Mercury New Zealand led the index higher, up 2.9 per cent to $3.19. Kiwi Property Group gained 2.6 per cent to $1.37 and Synlait Milk advanced 2.6 per cent to $10.
Sky Network Television gained 1.8 per cent to $2.28. The stock saw $6m in turnover today, making it the seventh most heavily traded stock on the benchmark index.
"It seems to be a stock that really polarises people: it's either a deep discounted cash play or a systemically challenged sunset business, and there's a few bids on each side - you can see that in the big crosses going either way. That will play out over the next couple of years," Smalley said.

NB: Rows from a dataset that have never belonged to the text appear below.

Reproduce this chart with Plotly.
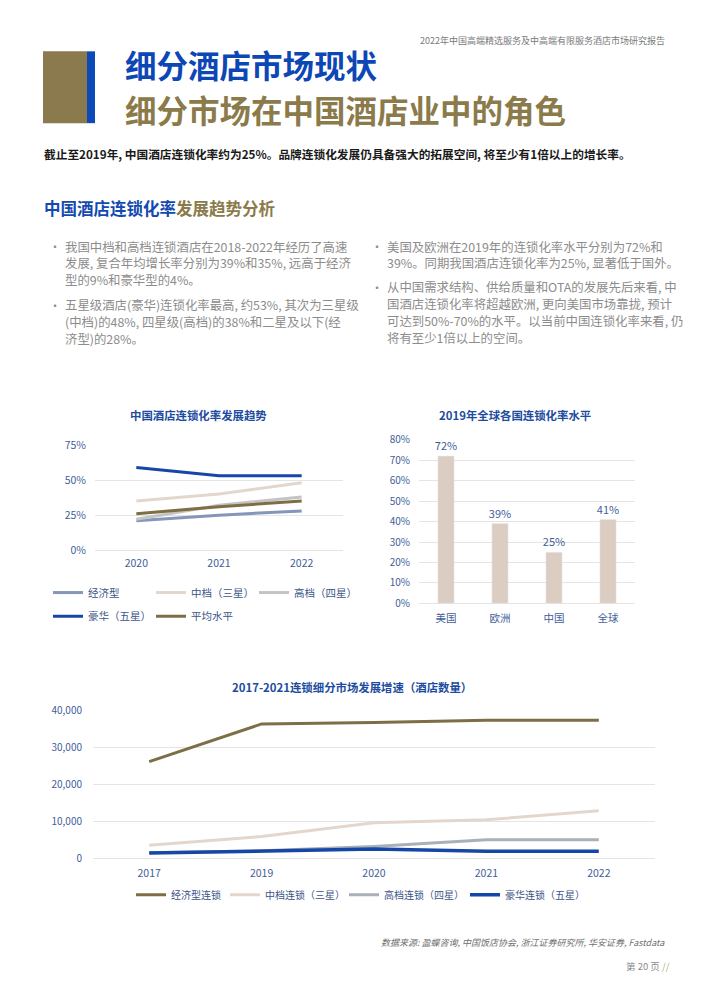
import plotly.graph_objects as go

W, H = 710, 1004


def px(x):
    return x / W


def py(y):
    return 1 - y / H


FONT = "Noto Sans CJK SC"

# ---------------- data ----------------
# Chart 1: 中国酒店连锁化率发展趋势 (%)
years1 = ["2020", "2021", "2022"]
econ1 = [21, 25, 28]
mid1 = [35, 40, 48]
upper1 = [22, 32, 38]
luxury1 = [59, 53, 53]
avg1 = [26, 31, 35]
names1 = ["经济型", "中档（三星）", "高档（四星）", "豪华（五星）", "平均水平"]
ticks1 = [0, 25, 50, 75]

# Chart 2: 2019年全球各国连锁化率水平 (%)
countries = ["美国", "欧洲", "中国", "全球"]
rates2019 = [72, 39, 25, 41]
ticks2 = [0, 10, 20, 30, 40, 50, 60, 70, 80]

# Chart 3: 2017-2021连锁细分市场发展增速（酒店数量）
years3 = ["2017", "2019", "2020", "2021", "2022"]
econ3 = [26200, 36400, 36800, 37400, 37400]
mid3 = [3500, 5900, 9600, 10400, 12900]
upper3 = [1500, 2000, 3200, 5000, 5000]
luxury3 = [1400, 1900, 2500, 1900, 1900]
names3 = ["经济型连锁", "中档连锁（三星）", "高档连锁（四星）", "豪华连锁（五星）"]
ticks3 = [0, 10000, 20000, 30000, 40000]

# ---------------- styles ----------------
GOLD = "#7d6e46"
BLUE = "#1747a6"
STEEL = "#8497b8"
BEIGE = "#e3d7cd"
GREY = "#c4c4c4"
GREY3 = "#a9b0b9"
BAR = "#dccdc2"
TICK = "#41609a"
CTITLE = "#1d4c9f"
LEG = "#3c5488"

fig = go.Figure()

# Chart 1 traces
series1 = [econ1, mid1, upper1, luxury1, avg1]
colors1 = [STEEL, BEIGE, GREY, BLUE, GOLD]
legends1 = ["legend", "legend", "legend", "legend2", "legend2"]
for vals, nm, col, lg in zip(series1, names1, colors1, legends1):
    fig.add_trace(go.Scatter(
        x=years1, y=vals, name=nm, mode="lines",
        line=dict(color=col, width=3), xaxis="x", yaxis="y",
        legend=lg, legendwidth=58, hoverinfo="skip"))

# Chart 2 bars
fig.add_trace(go.Bar(
    x=countries, y=rates2019, marker_color=BAR, width=0.3,
    texttemplate="%{y}%", textposition="outside", cliponaxis=False,
    constraintext="none",
    textfont=dict(color=TICK, size=11, family=FONT),
    xaxis="x2", yaxis="y2", showlegend=False, hoverinfo="skip"))

# Chart 3 traces
series3 = [econ3, mid3, upper3, luxury3]
colors3 = [GOLD, BEIGE, GREY3, BLUE]
widths3 = [3, 3, 3, 3.5]
lw3 = [49, 74, 76, 80]
for vals, nm, col, wd, lw in zip(series3, names3, colors3, widths3, lw3):
    fig.add_trace(go.Scatter(
        x=years3, y=vals, name=nm, mode="lines",
        line=dict(color=col, width=wd), xaxis="x3", yaxis="y3",
        legend="legend3", legendwidth=lw, hoverinfo="skip"))

grid = "#e4e4e4"
common_y = dict(showgrid=True, gridcolor=grid, gridwidth=1, zeroline=True,
                zerolinecolor=grid, zerolinewidth=1, showline=False, ticks="",
                fixedrange=True)
common_x = dict(showgrid=False, zeroline=False, showline=False, ticks="",
                type="category", fixedrange=True)

fig.update_layout(
    width=W, height=H,
    margin=dict(l=0, r=0, t=0, b=0),
    paper_bgcolor="white", plot_bgcolor="white",
    font=dict(family=FONT, color=TICK),
    xaxis=dict(common_x, domain=[px(95), px(343)], anchor="y", range=[-0.5, 2.5],
               tickfont=dict(size=10.5, color=TICK), ticklabelstandoff=5),
    yaxis=dict(common_y, domain=[py(550), py(443)], anchor="x", range=[0, 75],
               tickmode="array", tickvals=ticks1,
               ticktext=[f"{v}%" for v in ticks1],
               tickfont=dict(size=10.5, color=TICK), ticklabelstandoff=8),
    xaxis2=dict(common_x, domain=[px(419), px(635)], anchor="y2", range=[-0.5, 3.5],
                tickfont=dict(size=10.5, color=TICK), ticklabelstandoff=7),
    yaxis2=dict(common_y, domain=[py(604), py(437.7)], anchor="x2", range=[0, 80],
                tickmode="array", tickvals=ticks2,
                ticktext=[f"{v}%" for v in ticks2],
                tickfont=dict(size=10, color=TICK), ticklabelstandoff=8),
    xaxis3=dict(common_x, domain=[px(93), px(655)], anchor="y3", range=[-0.5, 4.5],
                tickfont=dict(size=10.5, color=TICK), ticklabelstandoff=7),
    yaxis3=dict(common_y, domain=[py(863), py(713)], anchor="x3", range=[0, 40000],
                tickmode="array", tickvals=ticks3,
                ticktext=[f"{v:,}" for v in ticks3],
                tickfont=dict(size=10, color=TICK), ticklabelstandoff=10),
    bargap=0.7,
)

leg_common = dict(orientation="h", xanchor="left", yanchor="middle",
                  bgcolor="rgba(0,0,0,0)", borderwidth=0, itemwidth=30,
                  tracegroupgap=0, font=dict(size=10.5, color=LEG, family=FONT),
                  itemclick=False, itemdoubleclick=False)
fig.update_layout(
    legend=dict(leg_common, x=px(48), y=py(593)),
    legend2=dict(leg_common, x=px(48), y=py(617)),
    legend3=dict(leg_common, x=px(131), y=py(900),
                 font=dict(size=10, color=LEG, family=FONT)),
)

# ---------------- decorative shapes ----------------
fig.add_shape(type="rect", xref="paper", yref="paper",
              x0=px(43), x1=px(87), y0=py(116), y1=py(43),
              fillcolor="#8a7a4d", line=dict(width=0))
fig.add_shape(type="rect", xref="paper", yref="paper",
              x0=px(87), x1=px(95), y0=py(116), y1=py(43),
              fillcolor="#0b4ab8", line=dict(width=0))


def note(x, y, text, size, color, anchor="left", **kw):
    fig.add_annotation(x=px(x), y=py(y), xref="paper", yref="paper",
                       text=text, showarrow=False, xanchor=anchor,
                       yanchor="middle",
                       font=dict(size=size, color=color, family=FONT), **kw)


# header
note(667, 32, "2022年中国高端精选服务及中高端有限服务酒店市场研究报告", 9, "#7a7a7a", "right")
note(123, 56, "<b>细分酒店市场现状</b>", 31.5, "#0d47b5")
note(123, 102, "<b>细分市场在中国酒店业中的角色</b>", 31.5, "#8b7a4a")
note(42, 147, "<b>截止至2019年, 中国酒店连锁化率约为25%。品牌连锁化发展仍具备强大的拓展空间, 将至少有1倍以上的增长率。</b>",
     11.7, "#1a1a1a")

note(42, 202, "<b><span style='color:#1349b0'>中国酒店连锁化率</span>"
     "<span style='color:#8b7a4a'>发展趋势分析</span></b>", 16.5, "#1349b0")

TXT = "#8c8c8c"
left_lines = [
    (241.5, "我国中档和高档连锁酒店在2018-2022年经历了高速"),
    (258.5, "发展, 复合年均增长率分别为39%和35%, 远高于经济"),
    (275.5, "型的9%和豪华型的4%。"),
    (301, "五星级酒店(豪华)连锁化率最高, 约53%, 其次为三星级"),
    (318, "(中档)的48%, 四星级(高档)的38%和二星及以下(经"),
    (335, "济型)的28%。"),
]
for y, t in left_lines:
    note(63, y, t, 12.4, TXT)
note(47, 241.5, "·", 12, TXT)
note(47, 301, "·", 12, TXT)

right_lines = [
    (241.5, "美国及欧洲在2019年的连锁化率水平分别为72%和"),
    (258.5, "39%。同期我国酒店连锁化率为25%, 显著低于国外。"),
    (283, "从中国需求结构、供给质量和OTA的发展先后来看, 中"),
    (300, "国酒店连锁化率将超越欧洲, 更向美国市场靠拢, 预计"),
    (317, "可达到50%-70%的水平。以当前中国连锁化率来看, 仍"),
    (334, "将有至少1倍以上的空间。"),
]
for y, t in right_lines:
    note(385, y, t, 12.4, TXT)
note(369, 241.5, "·", 12, TXT)
note(369, 283, "·", 12, TXT)

# chart titles
note(198.5, 413, "<b>中国酒店连锁化率发展趋势</b>", 11.4, CTITLE, "center")
note(515, 413, "<b>2019年全球各国连锁化率水平</b>", 11.4, CTITLE, "center")
note(352, 689, "<b>2017-2021连锁细分市场发展增速（酒店数量）</b>", 11.4, CTITLE, "center")

# footer
note(667, 949, "<i>数据来源: 盈蝶咨询, 中国饭店协会, 浙江证券研究所, 华安证券, Fastdata</i>", 9, "#6f6f6f", "right")
note(672, 973, "第 20 页 <span style='color:#b8a978'>//</span>", 9.5, "#8a8a8a", "right")

page_fix = (
    "document.documentElement.style.margin='0px';"
    "document.documentElement.style.padding='0px';"
    "document.body.style.margin='0px';"
    "document.body.style.padding='0px';"
    "var gd=document.getElementById('{plot_id}');"
    "gd.style.position='fixed';gd.style.left='0px';gd.style.top='0px';"
)
fig.write_html("out.html", config={"displayModeBar": False}, post_script=page_fix)
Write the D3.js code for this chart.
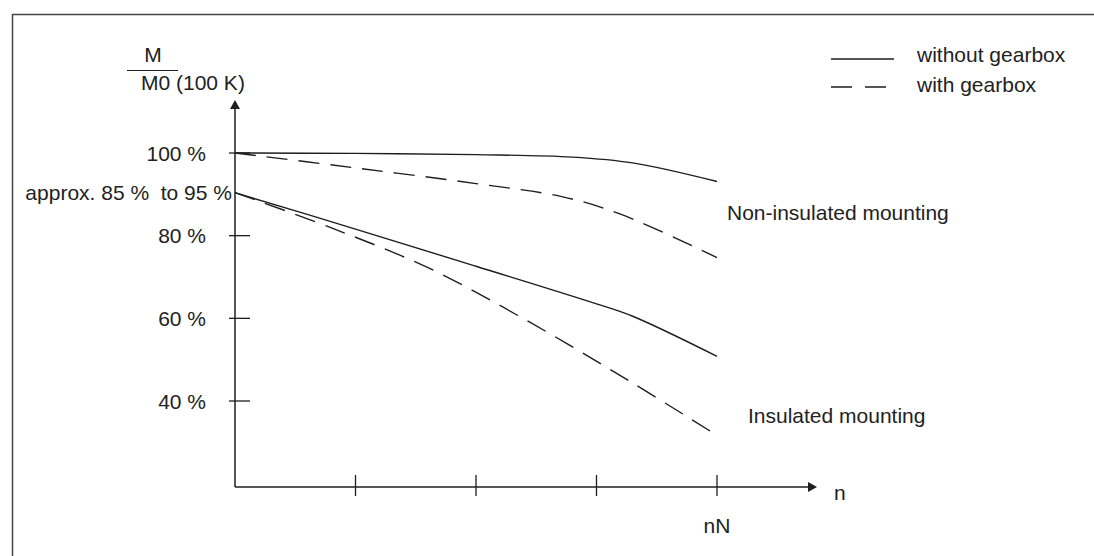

Z Energy rose 1.4 per cent to $7.25.
An internal BP New Zealand email leaked to Stuff showed the local subsidiary of the global oil giant would raise petrol prices in Paraparaumu, Kapiti and Levin in the hope its competitors would match those prices, and reduce the price gap in Otaki where the company was losing volume.
At a press conference this afternoon, Prime Minister Jacinda Ardern said she wanted to hear BP's explanation but says the tactics underpin the need for greater investigative powers by the Commerce Commission.
The commission was already set to get greater investigative powers to trigger formal market studies, where it can compel companies to provide information, something Commerce Minister Kris Faafoi wants in place by the end of the year.
"Obviously investors at the moment don't seem to be too concerned with impact of any regulatory action," Smalley said. "The stock may be part of a broad-based rally today, but investors would be wanting to keep an eye on the issue."
Scales Corp dropped 1.6 per cent to $4.43, while Comvita fell 1.3 per cent to $7.01 and Fisher & Paykel Healthcare fell 0.9 per cent to $12.75.
Fletcher Building dipped 0.2 per cent to $6.31. The company completed the institutional component of its $750m capital raise earlier this month, generating gross proceeds of $515m, and the retail component of Fletcher's capital raise opened on April 23 and closes on May 11.
"Prior to the rights issue, the stock was up on what appears to have been unfounded speculation," Smalley said.
"The capital raise would normally depress the price anyway, so the fact that it's held up and the strength of the institutional bookbuild, about 98 per cent took up their rights, bodes pretty well for how well it will trade once the rights entitlement is over. Retail investors who don't take up their entitlements are likely to get a reasonable price for them."